Sunday’s meeting at the Etihad carries the weight of a season. Arsenal arrives with a narrow lead and fresh signs of strain, while Manchester City knows a home win would sharply tighten the race and shift pressure onto the side above it.
The occasion is not simply about points. It is about control: who dictates tempo, who copes with anxiety, and who can impose a familiar identity when the margin for error has almost disappeared.
Pressure is becoming part of the story
Arsenal’s defeat at home to Bournemouth reopened a contest that had seemed close to settling into the London club’s favor. Even though the midweek draw with Sporting Lisbon secured progress in Europe, it also underlined how demanding this stage of the campaign has become. Results now arrive under heavier emotional strain, and that can alter decision-making as much as any tactical tweak.
City, by contrast, enters this fixture with the reassurance of recent success against the same opponent in the League Cup final. A 2-0 win does not decide what follows, but it can reinforce belief in a proven plan. For Guardiola’s side, that matters. Late-season pursuits are often shaped as much by habit and composure as by quality alone.
Midfield control could decide everything
Declan Rice’s expected inclusion is significant because this contest is likely to hinge on central areas. Rice gives Arsenal recovery, physical balance and cleaner progression under pressure. Against a side that thrives on sustained possession and territorial control, his presence offers both defensive insurance and a route out of confinement.
City’s challenge is different. The hosts will try to turn possession into prolonged pressure, forcing Arsenal deeper and narrowing the moments when the visitors can break forward cleanly. When City is at its best in these fixtures, it does not merely keep the ball; it dictates the emotional pace of the afternoon, making the opposition defend longer than it wants and think faster than it should.

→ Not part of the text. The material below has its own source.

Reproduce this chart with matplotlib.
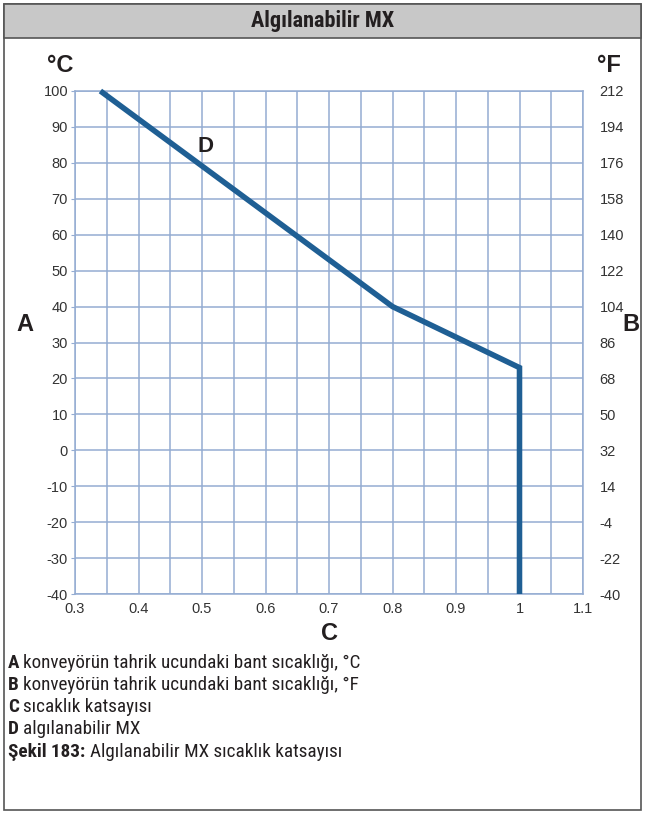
import matplotlib
matplotlib.use("Agg")
import matplotlib.pyplot as plt
from matplotlib.patches import Rectangle
from matplotlib import font_manager

# Temperature coefficient curve for the detectable MX belt
coef = [0.34, 0.8, 1.0, 1.0]
temp_c = [100, 40, 23, -40]

x_ticks = [0.3, 0.4, 0.5, 0.6, 0.7, 0.8, 0.9, 1, 1.1]
x_labels = ["0.3", "0.4", "0.5", "0.6", "0.7", "0.8", "0.9", "1", "1.1"]
c_ticks = [100, 90, 80, 70, 60, 50, 40, 30, 20, 10, 0, -10, -20, -30, -40]
f_labels = ["212", "194", "176", "158", "140", "122", "104", "86", "68",
            "50", "32", "14", "-4", "-22", "-40"]

title = "Algılanabilir MX"
legend_rows = [
    ("A", "konveyörün tahrik ucundaki bant sıcaklığı, °C"),
    ("B", "konveyörün tahrik ucundaki bant sıcaklığı, °F"),
    ("C", "sıcaklık katsayısı"),
    ("D", "algılanabilir MX"),
]
caption_head = "Şekil 183:"
caption_body = "Algılanabilir MX sıcaklık katsayısı"

# pick a condensed sans family that ships both regular and bold
weights = {}
for f in font_manager.fontManager.ttflist:
    w = f.weight if isinstance(f.weight, int) else 400
    weights.setdefault(f.name, set()).add(w)
NARROW = "Liberation Sans"
for cand in ["Roboto Condensed", "Archivo Narrow", "PT Sans Narrow",
             "Liberation Sans Narrow", "Fira Sans Condensed",
             "IBM Plex Sans Condensed", "Encode Sans Condensed",
             "Asap Condensed", "Barlow Semi Condensed", "Pragati Narrow"]:
    ws = weights.get(cand, set())
    if 400 in ws and 700 in ws:
        NARROW = cand
        break

BASE = ["Liberation Sans", "DejaVu Sans"]
COND = [NARROW, "Liberation Sans", "DejaVu Sans"]
plt.rcParams["font.family"] = BASE

GRID = "#94acd2"
LINE = "#1f5f94"
TXT = "#231f20"
TICK = "#333333"

W, H = 645, 815
fig = plt.figure(figsize=(W / 100, H / 100), dpi=100)

def fx(px):
    return px / W

def fy(py):
    return 1 - py / H

# outer frame and header band
fig.patches.append(Rectangle((fx(4), fy(810)), fx(641) - fx(4), fy(4) - fy(810),
                             transform=fig.transFigure, fill=False,
                             edgecolor="#555555", linewidth=1.2))
fig.patches.append(Rectangle((fx(4), fy(38)), fx(641) - fx(4), fy(4) - fy(38),
                             transform=fig.transFigure, facecolor="#c8c8c8",
                             edgecolor="#555555", linewidth=1.2))
fig.text(0.5, fy(21), title, ha="center", va="center", fontsize=16,
         fontweight="bold", color=TXT, family=COND)

ax = fig.add_axes([fx(75), fy(594), fx(583) - fx(75), fy(91) - fy(594)])
ax.set_xlim(0.3, 1.1)
ax.set_ylim(-40, 100)

minor_x = [0.3 + 0.05 * i for i in range(17)]
ax.set_xticks(minor_x, minor=True)
ax.set_xticks(x_ticks)
ax.set_xticklabels(x_labels)
ax.set_yticks(c_ticks)
ax.set_yticklabels([str(v) for v in c_ticks])
ax.grid(True, which="both", color=GRID, linewidth=1.1)
ax.set_axisbelow(True)
for s in ax.spines.values():
    s.set_color(GRID)
    s.set_linewidth(1.1)
ax.tick_params(axis="x", which="both", length=0, pad=6, labelsize=10.5,
               labelcolor=TICK)
ax.tick_params(axis="y", length=3, color=GRID, pad=2, labelsize=10.5,
               labelcolor=TICK)

ax2 = ax.twinx()
ax2.set_ylim(ax.get_ylim())
ax2.set_yticks(c_ticks)
ax2.set_yticklabels(f_labels)
ax2.tick_params(axis="y", length=0, pad=12, labelsize=10.5, labelcolor=TICK)
for s in ax2.spines.values():
    s.set_visible(False)

ax.plot(coef, temp_c, color=LINE, linewidth=4.0, solid_joinstyle="miter",
        solid_capstyle="butt", zorder=5, clip_on=False)

ax.text(0.505, 84.5, "D", ha="center", va="center", fontsize=16,
        fontweight="bold", color=TXT)

bold = dict(fontweight="bold", color=TXT, fontsize=17)
fig.text(fx(60), fy(66), "°C", ha="center", va="center", **bold)
fig.text(fx(609), fy(66), "°F", ha="center", va="center", **bold)
fig.text(fx(25), fy(325), "A", ha="center", va="center", **bold)
fig.text(fx(631), fy(325), "B", ha="center", va="center", **bold)
fig.text(fx(330), fy(634), "C", ha="center", va="center", **bold)

# key below the chart
KEY_SIZE = 13.8
row_y = [663, 685, 707, 729]
for (key, desc), y in zip(legend_rows, row_y):
    t = fig.text(fx(8), fy(y), key, ha="left", va="center", fontsize=KEY_SIZE,
                 fontweight="bold", color=TXT, family=COND)
    fig.canvas.draw()
    bb = t.get_window_extent()
    fig.text(bb.x1 / W + fx(4), fy(y), desc, ha="left", va="center",
             fontsize=KEY_SIZE, color=TXT, family=COND)

t = fig.text(fx(8), fy(752), caption_head, ha="left", va="center",
             fontsize=KEY_SIZE, fontweight="bold", color=TXT, family=COND)
fig.canvas.draw()
bb = t.get_window_extent()
fig.text(bb.x1 / W + fx(5), fy(752), caption_body, ha="left", va="center",
         fontsize=KEY_SIZE, color=TXT, family=COND)

fig.savefig("out.png", dpi=100)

Why this meeting matters beyond one afternoon
A City victory would cut the gap to three points and materially change the psychology of the closing weeks. Arsenal would remain in front, but the sense of control would weaken. A draw would preserve Arsenal’s advantage and may be read as evidence of resilience after a difficult domestic setback. An Arsenal win, meanwhile, would be more than a statement result. It would suggest a side that has learned how to absorb a wobble without letting it become a collapse.
That is why fixtures like this resonate beyond the immediate table. They test whether a leading side can withstand expectation and whether a chasing side can convert opportunity into momentum. Titles are often discussed in terms of talent and depth, but they are just as often shaped by nerve, repeatability and the ability to perform under a very public strain.
How viewers can follow
Kickoff is set for 4:30 p.m. BST on Sunday, April 19, at the Etihad. In the US, coverage is available on NBC and Peacock, with Peacock Premium or Premium Plus required for streaming. In the UK, the broadcast is on Sky Sports, with streaming through Sky Go or Now. In Canada, viewers can watch through Fubo, while in Australia coverage is available on Stan Sport.